- [Instructions to follow]:
Return, without pictures, the lines from the start of the data through the one that contains "-35.7, null, null, null];".

- [Data shown]:
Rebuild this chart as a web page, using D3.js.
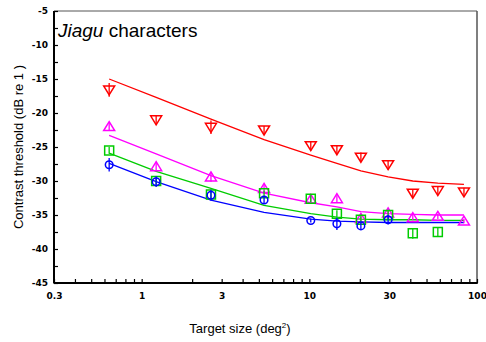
<!DOCTYPE html>
<html>
<head>
<meta charset="utf-8">
<script src="https://cdn.jsdelivr.net/npm/d3@7/dist/d3.min.js"></script>
<style>
  html, body { margin: 0; padding: 0; background: #fff; }
  svg { display: block; }
</style>
</head>
<body>
<svg id="chart" width="486" height="342"></svg>
<script>
// Target sizes (deg^2) at which thresholds were measured
const sizes = [0.64, 1.22, 2.59, 5.37, 10.2, 14.6, 20.3, 29.5, 41.4, 58.4, 83.6];

// Measured contrast thresholds (dB re 1), one array per observer/condition
const redData     = [-16.6, -21.0, -22.1, -22.5, -24.8, -25.4, -26.5, -27.6, -31.8, -31.4, -31.6];
const magentaData = [-22.0, -27.9, -29.4, -31.1, -32.7, -32.6, -35.5, -34.7, -35.4, -35.2, -35.9];
const greenData   = [-25.5, -30.0, -32.0, -31.8, -32.6, -34.8, -35.7, -35.0, -37.7, -37.5, null];
const blueData    = [-27.6, -30.1, -32.1, -32.8, -35.8, -36.3, -36.6, -35.7, null, null, null];

// Standard errors (dB)
const redErr     = [1.0, 0.7, 1.0, 0.6, 0.7, 0.6, 0.7, 0.7, 0.6, 0.6, 0.6];
const magentaErr = [0.6, 0.6, 0.7, 0.5, 0.6, 0.5, 0.5, 0.7, 0.4, 0.4, 0.3];
const greenErr   = [0.5, 0.5, 0.5, 0.4, 0.5, 0.5, 0.5, 0.6, 0.8, 0.6, null];
const blueErr    = [1.0, 0.8, 0.8, 0.6, 0.3, 0.9, 0.5, 0.7, null, null, null];

// Model fits evaluated at the same sizes
const redFit     = [-15.0, -17.7, -20.9, -23.9, -26.2, -27.4, -28.5, -29.4, -30.0, -30.3, -30.5];
const magentaFit = [-23.3, -26.0, -29.2, -31.8, -33.2, -33.8, -34.5, -34.8, -34.9, -35.0, -35.0];
const greenFit   = [-25.9, -28.6, -31.1, -33.6, -34.8, -35.3, -35.6, -35.7, -35.7, -35.8, -35.8];
const blueFit    = [-27.4, -30.1, -32.8, -34.6, -35.6, -35.9, -36.0, -36.1, -36.1, -36.1, -36.1];

// Axis ticks
const xTickLabels = [0.3, 1, 3, 10, 30, 100];
const yTickLabels = [-45, -40, -35, -30, -25, -20, -15, -10, -5];

const series = [
  { color: "#ff0000", shape: "down",   data: redData,     err: redErr,     fit: redFit },
  { color: "#ff00ff", shape: "up",     data: magentaData, err: magentaErr, fit: magentaFit },
  { color: "#00cc00", shape: "square", data: greenData,   err: greenErr,   fit: greenFit },
  { color: "#0000ff", shape: "circle", data: blueData,    err: blueErr,    fit: blueFit }
];

const svg = d3.select("#chart");
const plotL = 54, plotR = 477, plotT = 11, plotB = 283;

const x = d3.scaleLog().domain([0.3, 100]).range([plotL, plotR]);
const y = d3.scaleLinear().domain([-45, -5]).range([plotB, plotT]);

// Frame: light top/right, heavy left/bottom
svg.append("line").attr("x1", plotL).attr("x2", plotR).attr("y1", plotT).attr("y2", plotT)
  .attr("stroke", "#555").attr("stroke-width", 1);
svg.append("line").attr("x1", plotR).attr("x2", plotR).attr("y1", plotT).attr("y2", plotB)
  .attr("stroke", "#555").attr("stroke-width", 1.5);

// Minor log ticks along x
const xMinor = [];
[0.1, 1, 10].forEach(d => { for (let k = 1; k <= 9; k++) { const v = d * k; if (v > 0.3 && v < 100) xMinor.push(v); } });

const xAxis = d3.axisBottom(x)
  .tickValues(xMinor.concat([100]))
  .tickSize(-4)
  .tickFormat("");
const gx = svg.append("g").attr("transform", `translate(0,${plotB})`).call(xAxis);
gx.select(".domain").remove();
gx.selectAll(".tick line").attr("stroke", "#000").attr("stroke-width", 1.2);

const xLab = d3.axisBottom(x).tickValues(xTickLabels).tickSize(0).tickPadding(10)
  .tickFormat(d => String(d));
const gxl = svg.append("g").attr("transform", `translate(0,${plotB})`).call(xLab);
gxl.select(".domain").remove();
gxl.selectAll("text").attr("font-family", "'DejaVu Sans', sans-serif")
  .attr("font-size", 9).attr("font-weight", "bold").attr("fill", "#000");

const yTicks = d3.range(-45, -4.9, 2.5);
const yAxis = d3.axisLeft(y).tickValues(yTicks).tickSize(-4).tickFormat("");
const gy = svg.append("g").attr("transform", `translate(${plotL},0)`).call(yAxis);
gy.select(".domain").remove();
gy.selectAll(".tick line").attr("stroke", "#000").attr("stroke-width", 1.2);

const yLab = d3.axisLeft(y).tickValues(yTickLabels).tickSize(0).tickPadding(6)
  .tickFormat(d => String(d));
const gyl = svg.append("g").attr("transform", `translate(${plotL},0)`).call(yLab);
gyl.select(".domain").remove();
gyl.selectAll("text").attr("font-family", "'DejaVu Sans', sans-serif")
  .attr("font-size", 9).attr("font-weight", "bold").attr("fill", "#000");

svg.append("line").attr("x1", plotL).attr("x2", plotL).attr("y1", plotT).attr("y2", plotB + 0.5)
  .attr("stroke", "#000").attr("stroke-width", 2);
svg.append("line").attr("x1", plotL).attr("x2", plotR + 0.75).attr("y1", plotB).attr("y2", plotB)
  .attr("stroke", "#000").attr("stroke-width", 2);

// Fit curves
const line = d3.line()
  .defined(d => d.v != null)
  .x(d => x(d.s)).y(d => y(d.v));
series.forEach(s => {
  svg.append("path")
    .datum(sizes.map((sz, i) => ({ s: sz, v: s.fit[i] })))
    .attr("d", line)
    .attr("fill", "none")
    .attr("stroke", s.color)
    .attr("stroke-width", 1.3);
});

// Marker shapes
function markerPath(shape) {
  switch (shape) {
    case "down":   return "M-5.5,-4 L5.5,-4 L0,5 Z";
    case "up":     return "M0,-5 L5.5,4 L-5.5,4 Z";
    case "square": return "M-4.5,-4.5 H4.5 V4.5 H-4.5 Z";
    default:       return "M-3.8,0 A3.8,3.8 0 1,0 3.8,0 A3.8,3.8 0 1,0 -3.8,0 Z";
  }
}

series.forEach(s => {
  const pts = sizes.map((sz, i) => ({ s: sz, v: s.data[i], e: s.err[i] })).filter(d => d.v != null);
  const g = svg.append("g");
  // error bars
  g.selectAll("line.err").data(pts).join("line")
    .attr("x1", d => x(d.s)).attr("x2", d => x(d.s))
    .attr("y1", d => y(d.v + d.e)).attr("y2", d => y(d.v - d.e))
    .attr("stroke", s.color).attr("stroke-width", 1.3);
  g.selectAll("path.mk").data(pts).join("path")
    .attr("transform", d => `translate(${x(d.s)},${y(d.v)})`)
    .attr("d", markerPath(s.shape))
    .attr("fill", "none")
    .attr("stroke", s.color)
    .attr("stroke-width", 1.5);
});

// Title inside the plot
const title = svg.append("text")
  .attr("x", 58).attr("y", 37)
  .attr("font-family", "'Liberation Sans', Arial, sans-serif")
  .attr("font-size", 19).attr("fill", "#000");
title.append("tspan").attr("font-style", "italic").text("Jiagu");
title.append("tspan").text(" characters");

// Axis titles
const xt = svg.append("text")
  .attr("x", 240).attr("y", 333)
  .attr("text-anchor", "middle")
  .attr("font-family", "'Liberation Sans', Arial, sans-serif")
  .attr("font-size", 13).attr("fill", "#000");
xt.append("tspan").text("Target size (deg");
xt.append("tspan").attr("font-size", 8).attr("dy", -5).text("2");
xt.append("tspan").attr("dy", 5).text(")");

svg.append("text")
  .attr("transform", "translate(23,147) rotate(-90)")
  .attr("text-anchor", "middle")
  .attr("font-family", "'Liberation Sans', Arial, sans-serif")
  .attr("font-size", 13).attr("fill", "#000")
  .text("Contrast threshold (dB re 1 )");
</script>
</body>
</html>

- [Output for this task]:
Rebuild this chart as a web page, using D3.js.
<!DOCTYPE html>
<html>
<head>
<meta charset="utf-8">
<script src="https://cdn.jsdelivr.net/npm/d3@7/dist/d3.min.js"></script>
<style>
  html, body { margin: 0; padding: 0; background: #fff; }
  svg { display: block; }
</style>
</head>
<body>
<svg id="chart" width="486" height="342"></svg>
<script>
// Target sizes (deg^2) at which thresholds were measured
const sizes = [0.64, 1.22, 2.59, 5.37, 10.2, 14.6, 20.3, 29.5, 41.4, 58.4, 83.6];

// Measured contrast thresholds (dB re 1), one array per observer/condition
const redData     = [-16.6, -21.0, -22.1, -22.5, -24.8, -25.4, -26.5, -27.6, -31.8, -31.4, -31.6];
const magentaData = [-22.0, -27.9, -29.4, -31.1, -32.7, -32.6, -35.5, -34.7, -35.4, -35.2, -35.9];
const greenData   = [-25.5, -30.0, -32.0, -31.8, -32.6, -34.8, -35.7, -35.0, -37.7, -37.5, null];
const blueData    = [-27.6, -30.1, -32.1, -32.8, -35.8, -36.3, -36.6, -35.7, null, null, null];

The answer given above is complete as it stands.